Over the first three quarters of 2003, "year-to-date" gross sales in Kenai fell about $3.6 million. Meanwhile, year-to-date taxable sales declined by nearly $10 million. Those losses were attributable largely to fall-offs in retail sales. Kmart represented a sizable chunk of retail sales in Kenai. The city has a 3 percent sales tax, meaning the $10 million taxable sales drop cost the city of Kenai about $300,000. The borough lost about $200,000, based on its 2 percent sales tax.
"The coming of Home Depot is certain to regain some of the market share for Kenai," Camp predicted. Home Depot opened its doors Dec. 17.
The Kenai numbers were part of a broader look at the economy of the Kenai Peninsula Borough and its cities.
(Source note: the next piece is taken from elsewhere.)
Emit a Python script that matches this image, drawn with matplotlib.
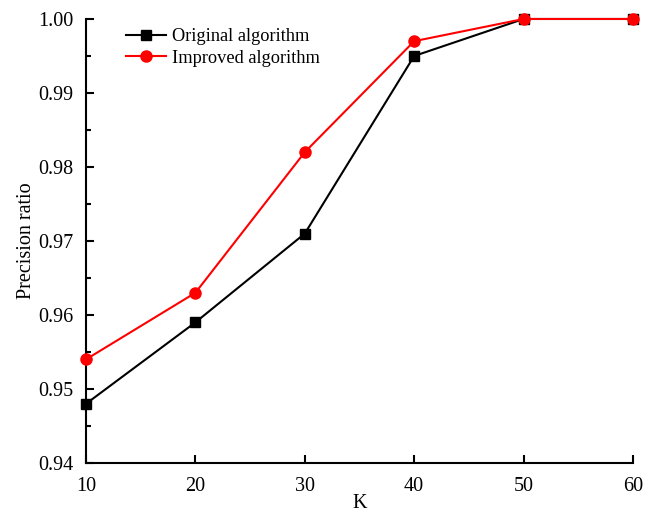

Third-quarter figures show gross sales jumped 2.9 percent over those of third-quarter 2002, rising from $595.6 million to $612.6 million. Taxable sales, however, fell .6 percent.
Other economic indicators showed third-quarter construction permit values decreased 33.5 percent from 2002 and permit volume was down 20 percent. Even with those summer declines, permit values and volumes over the course of the first three quarters of 2003 were above those of 2001, which was a very good year in the construction industry, Camp said.
It is generally considered a positive sign when jobs are added to the market at a pace equal to that of the increase in the labor pool. That is, when there are new jobs for each new person added to the labor force. That was the case in 2003. The labor force -- those available for work -- jumped 853 between September 2002 and September 2003, while the number of employed people rose 847 in the same period. In other words, just six more people were added to the labor pool than jobs added to the job market.
"That difference was enough to drop the unemployment rate from 10.8 percent in September 2002 to 10.5 percent in 2003. Unemployment typically rises in September after falling below 10 during the height of the tourist and fishing season.
The peninsula fishing season was deemed successful, Camp said, noting an abundant run of sockeye.
"Prices were not quite as high as fishers had hoped," she said. "The Kenai Wild sockeye salmon branding program experienced a second successful year as supply exceeded demand for high quality salmon."
"Mixed signals" continued to come from the oil and gas industry, Camp said. Unocal announced layoffs as they shut down the Baker platform, but other companies, such as Marathon Oil, announced tentative plans for increased exploration, production and development in 2004, she added. The industry focus has been centered lately on natural gas exploration.
"The Kenai Peninsula Borough economy is relatively stable," Camp said.